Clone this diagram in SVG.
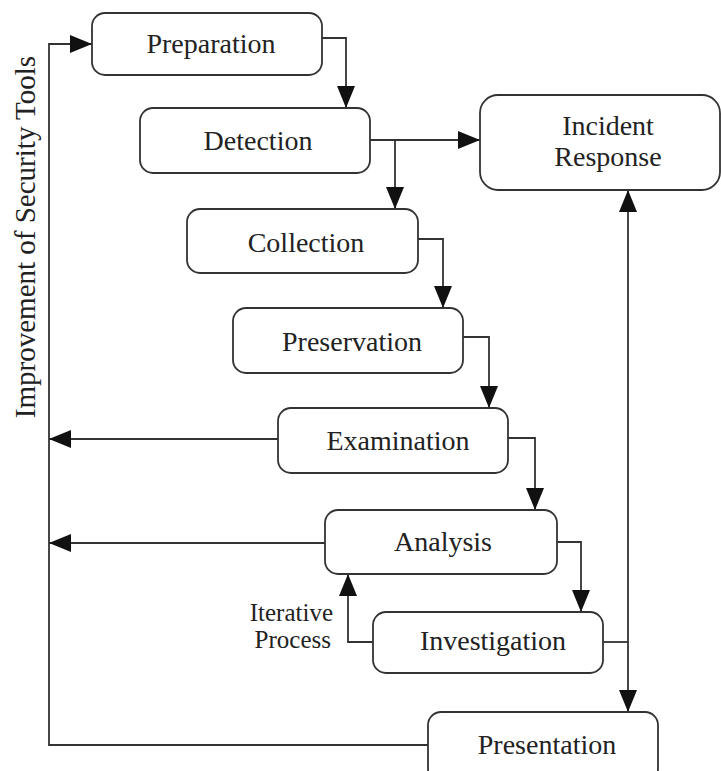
<svg xmlns="http://www.w3.org/2000/svg" width="721" height="771" viewBox="0 0 721 771">
<style>
.box{fill:#fff;stroke:#333;stroke-width:1.8}
.lbl{font-family:"Liberation Serif","Times New Roman",serif;font-size:28px;fill:#222;text-anchor:middle}
.note{font-family:"Liberation Serif","Times New Roman",serif;font-size:25px;fill:#222;text-anchor:end}
.side{font-family:"Liberation Serif","Times New Roman",serif;font-size:29px;fill:#222}
.c{fill:none;stroke:#333;stroke-width:1.8}
</style>
<defs>
<marker id="ah" markerUnits="userSpaceOnUse" markerWidth="22" markerHeight="18" refX="22" refY="9" orient="auto">
<path d="M0,0 L22,9 L0,18 Z" fill="#111"/>
</marker>
</defs>
<rect width="721" height="771" fill="#fff"/>
<g id="connectors">
<path class="c" d="M322,38 H346 V108" marker-end="url(#ah)"/>
<path class="c" d="M370,140 H480" marker-end="url(#ah)"/>
<path class="c" d="M395,140 V209" marker-end="url(#ah)"/>
<path class="c" d="M418,239 H443 V308" marker-end="url(#ah)"/>
<path class="c" d="M463,337 H489 V408" marker-end="url(#ah)"/>
<path class="c" d="M508,438 H535 V510" marker-end="url(#ah)"/>
<path class="c" d="M557,542 H581 V612" marker-end="url(#ah)"/>
<path class="c" d="M373,642 H348 V574" marker-end="url(#ah)"/>
<path class="c" d="M603,642 H628"/>
<path class="c" d="M628,642 V190" marker-end="url(#ah)"/>
<path class="c" d="M628,642 V712" marker-end="url(#ah)"/>
<path class="c" d="M278,439 H49" marker-end="url(#ah)"/>
<path class="c" d="M325,543 H49" marker-end="url(#ah)"/>
<path class="c" d="M428,745 H49 V44 H92" marker-end="url(#ah)"/>
</g>
<g id="preparation"><rect class="box" x="92" y="13" width="230" height="62" rx="13"/><text class="lbl" x="211" y="53">Preparation</text></g>
<g id="detection"><rect class="box" x="140" y="108" width="230" height="65" rx="13"/><text class="lbl" x="258" y="150">Detection</text></g>
<g id="incident-response"><rect class="box" x="480" y="95" width="240" height="95" rx="18"/><text class="lbl" x="608" y="135">Incident</text><text class="lbl" x="608" y="166">Response</text></g>
<g id="collection"><rect class="box" x="187" y="209" width="231" height="64" rx="13"/><text class="lbl" x="306" y="252">Collection</text></g>
<g id="preservation"><rect class="box" x="233" y="308" width="230" height="65" rx="13"/><text class="lbl" x="352" y="351">Preservation</text></g>
<g id="examination"><rect class="box" x="278" y="408" width="230" height="65" rx="13"/><text class="lbl" x="398" y="450">Examination</text></g>
<g id="analysis"><rect class="box" x="325" y="510" width="232" height="64" rx="13"/><text class="lbl" x="443" y="551">Analysis</text></g>
<g id="investigation"><rect class="box" x="373" y="612" width="230" height="61" rx="13"/><text class="lbl" x="493" y="650">Investigation</text></g>
<g id="presentation"><rect class="box" x="428" y="712" width="230" height="70" rx="13"/><text class="lbl" x="547" y="754">Presentation</text></g>
<g id="iterative-label"><text class="note" x="333" y="621">Iterative</text><text class="note" x="331" y="648">Process</text></g>
<g id="side-label"><text class="side" text-anchor="middle" transform="translate(35,237) rotate(-90)">Improvement of Security Tools</text></g>
</svg>
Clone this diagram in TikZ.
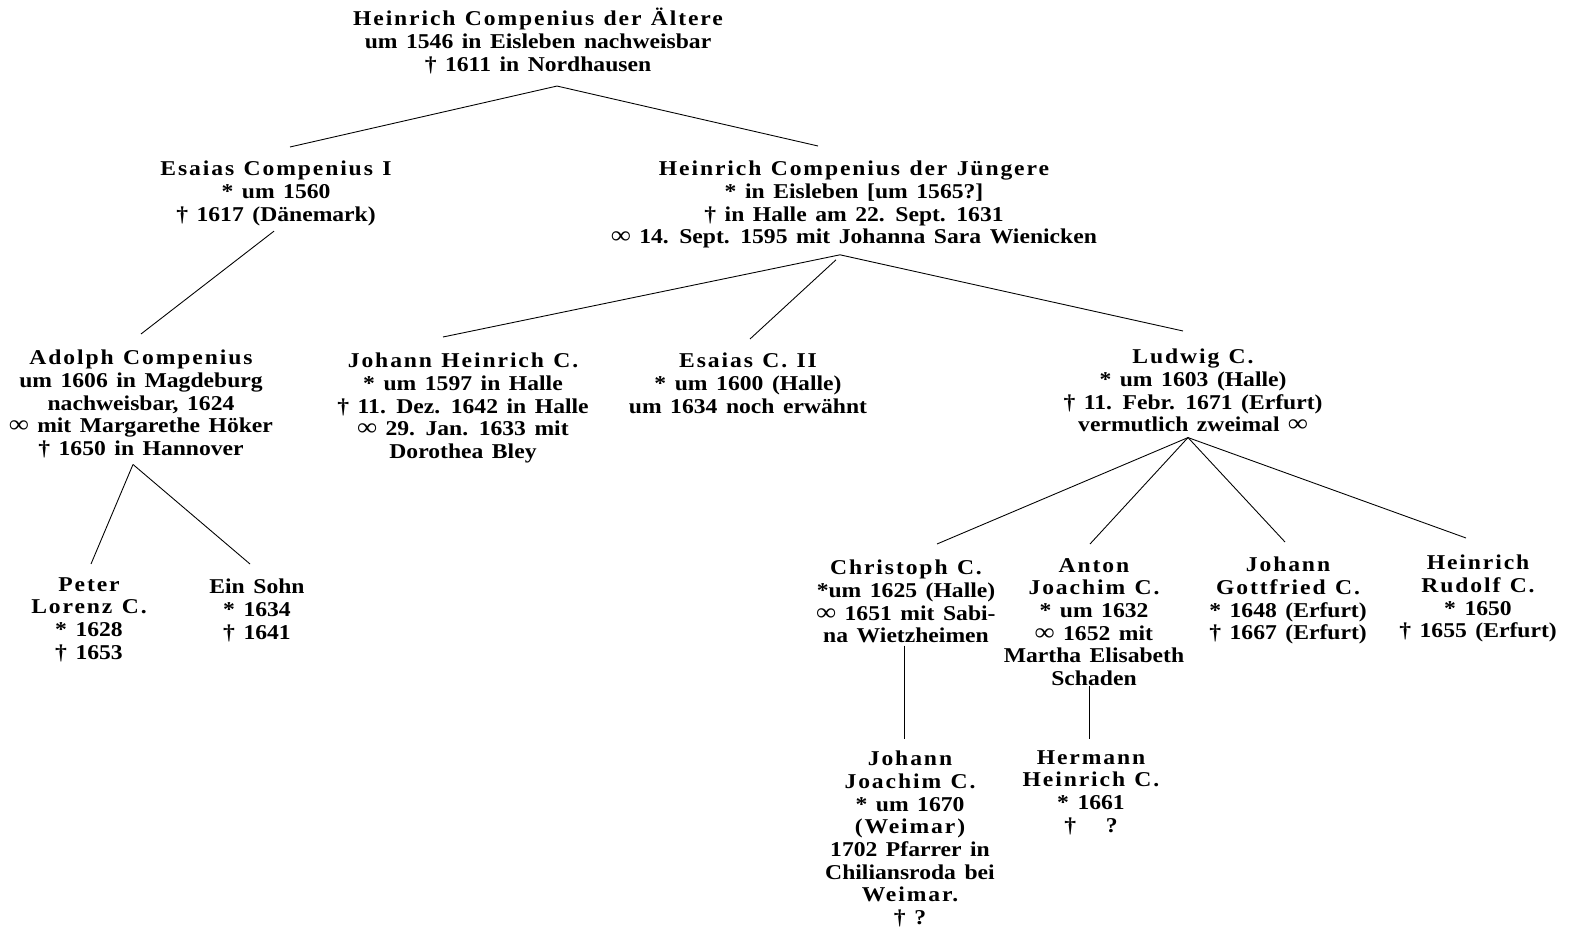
\documentclass[tikz,border=0pt]{standalone}
\usepackage{fontspec}
\setmainfont[FakeStretch=1.12,WordSpace=1.45]{Liberation Serif}
\newfontfamily\spacedfont[FakeStretch=1.12,WordSpace=1.2,LetterSpace=9]{Liberation Serif}
\newcommand{\nm}[1]{{\spacedfont\bfseries #1}}
\newcommand{\marr}{\smash{\fontsize{14}{12.9}\selectfont ∞}}

\tikzset{
  person/.style={align=center, inner sep=0pt, anchor=north,
    font=\fontsize{12}{12.9}\selectfont\bfseries},
  kin/.style={line width=0.5pt}
}

\begin{document}
\begin{tikzpicture}[x=0.02cm,y=-0.02cm]
                \useasboundingbox (0,0) rectangle (1579,928);

                \node[person] (root) at (538,8) {\nm{Heinrich Compenius der Ältere}\\um 1546 in Eisleben nachweisbar\\† 1611 in Nordhausen};

                \node[person] (esaiasI) at (276,161) {\nm{Esaias Compenius I}\\* um 1560\\† 1617 (Dänemark)};
                \node[person] (heinrichJ) at (854,161) {\nm{Heinrich Compenius der Jüngere}\\* in Eisleben [um 1565?]\\† in Halle am 22. Sept. 1631\\\marr{} 14. Sept. 1595 mit Johanna Sara Wienicken};

                \node[person] (adolph) at (141,350) {\nm{Adolph Compenius}\\um 1606 in Magdeburg\\nachweisbar, 1624\\\marr{} mit Margarethe Höker\\† 1650 in Hannover};
                \node[person] (johannH) at (463,353) {\nm{Johann Heinrich C.}\\* um 1597 in Halle\\† 11. Dez. 1642 in Halle\\\marr{} 29. Jan. 1633 mit\\Dorothea Bley};
                \node[person] (esaiasII) at (748,353) {\nm{Esaias C. II}\\* um 1600 (Halle)\\um 1634 noch erwähnt};
                \node[person] (ludwig) at (1193,349) {\nm{Ludwig C.}\\* um 1603 (Halle)\\† 11. Febr. 1671 (Erfurt)\\vermutlich zweimal \marr};

                \node[person] (peter) at (89,577) {\nm{Peter}\\\nm{Lorenz C.}\\* 1628\\† 1653};
                \node[person] (sohn) at (257,579) {Ein Sohn\\* 1634\\† 1641};

                \node[person] (christoph) at (906,560) {\nm{Christoph C.}\\*um 1625 (Halle)\\\marr{} 1651 mit Sabi-\\na Wietzheimen};
                \node[person] (anton) at (1094,558) {\nm{Anton}\\\nm{Joachim C.}\\* um 1632\\\marr{} 1652 mit\\Martha Elisabeth\\Schaden};
                \node[person] (johannG) at (1288,557) {\nm{Johann}\\\nm{Gottfried C.}\\* 1648 (Erfurt)\\† 1667 (Erfurt)};
                \node[person] (heinrichR) at (1478,555) {\nm{Heinrich}\\\nm{Rudolf C.}\\* 1650\\† 1655 (Erfurt)};

                \node[person] (johannJ) at (910,751) {\nm{Johann}\\\nm{Joachim C.}\\* um 1670\\\nm{(Weimar)}\\1702 Pfarrer in\\Chiliansroda bei\\\nm{Weimar.}\\† ?};
                \node[person] (hermann) at (1091,750) {\nm{Hermann}\\\nm{Heinrich C.}\\* 1661\\† \quad ?};

                % forks
                \coordinate (rootfork) at ([shift={(19,12)}]root.south);
                \coordinate (heinrichJfork) at ([shift={(-14,6)}]heinrichJ.south);
                \coordinate (adolphfork) at ([shift={(-8,6)}]adolph.south);
                \coordinate (ludwigfork) at ([shift={(-5,5)}]ludwig.south);

                \draw[kin] (rootfork) -- ([shift={(14,-14)}]esaiasI.north);
                \draw[kin] (rootfork) -- ([shift={(-36,-15)}]heinrichJ.north);

                \draw[kin] ([shift={(-2,5)}]esaiasI.south) -- ([shift={(0,-16)}]adolph.north);

                \draw[kin] (heinrichJfork) -- ([shift={(-20,-16)}]johannH.north);
                \draw[kin] ([shift={(-4,5)}]heinrichJfork) -- ([shift={(2,-14)}]esaiasII.north);
                \draw[kin] (heinrichJfork) -- ([shift={(-10,-18)}]ludwig.north);

                \draw[kin] (adolphfork) -- ([shift={(2,-13)}]peter.north);
                \draw[kin] (adolphfork) -- ([shift={(-7,-15)}]sohn.north);

                \draw[kin] (ludwigfork) -- ([shift={(31,-16)}]christoph.north);
                \draw[kin] (ludwigfork) -- ([shift={(-4,-14)}]anton.north);
                \draw[kin] (ludwigfork) -- ([shift={(-3,-15)}]johannG.north);
                \draw[kin] (ludwigfork) -- ([shift={(-12,-17)}]heinrichR.north);

                \draw[kin] ([shift={(-2,2)}]christoph.south) -- ([shift={(-6,-12)}]johannJ.north);
                \draw[kin] ([shift={(-5,0)}]anton.south) -- ([shift={(-2,-11)}]hermann.north);
\end{tikzpicture}
\end{document}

+ + + +

### GOAL
Look above for the line with "Clone this diagram in TikZ." and the line with "(sohn) at (257,579)"; set down those two lines and all lines between them exactly, without pictures and without anything else.

### RESULT OF THE TASK
Clone this diagram in TikZ.
\documentclass[tikz,border=0pt]{standalone}
\usepackage{fontspec}
\setmainfont[FakeStretch=1.12,WordSpace=1.45]{Liberation Serif}
\newfontfamily\spacedfont[FakeStretch=1.12,WordSpace=1.2,LetterSpace=9]{Liberation Serif}
\newcommand{\nm}[1]{{\spacedfont\bfseries #1}}
\newcommand{\marr}{\smash{\fontsize{14}{12.9}\selectfont ∞}}

\tikzset{
  person/.style={align=center, inner sep=0pt, anchor=north,
    font=\fontsize{12}{12.9}\selectfont\bfseries},
  kin/.style={line width=0.5pt}
}

\begin{document}
\begin{tikzpicture}[x=0.02cm,y=-0.02cm]
                \useasboundingbox (0,0) rectangle (1579,928);

                \node[person] (root) at (538,8) {\nm{Heinrich Compenius der Ältere}\\um 1546 in Eisleben nachweisbar\\† 1611 in Nordhausen};

                \node[person] (esaiasI) at (276,161) {\nm{Esaias Compenius I}\\* um 1560\\† 1617 (Dänemark)};
                \node[person] (heinrichJ) at (854,161) {\nm{Heinrich Compenius der Jüngere}\\* in Eisleben [um 1565?]\\† in Halle am 22. Sept. 1631\\\marr{} 14. Sept. 1595 mit Johanna Sara Wienicken};

                \node[person] (adolph) at (141,350) {\nm{Adolph Compenius}\\um 1606 in Magdeburg\\nachweisbar, 1624\\\marr{} mit Margarethe Höker\\† 1650 in Hannover};
                \node[person] (johannH) at (463,353) {\nm{Johann Heinrich C.}\\* um 1597 in Halle\\† 11. Dez. 1642 in Halle\\\marr{} 29. Jan. 1633 mit\\Dorothea Bley};
                \node[person] (esaiasII) at (748,353) {\nm{Esaias C. II}\\* um 1600 (Halle)\\um 1634 noch erwähnt};
                \node[person] (ludwig) at (1193,349) {\nm{Ludwig C.}\\* um 1603 (Halle)\\† 11. Febr. 1671 (Erfurt)\\vermutlich zweimal \marr};

                \node[person] (peter) at (89,577) {\nm{Peter}\\\nm{Lorenz C.}\\* 1628\\† 1653};
                \node[person] (sohn) at (257,579) {Ein Sohn\\* 1634\\† 1641};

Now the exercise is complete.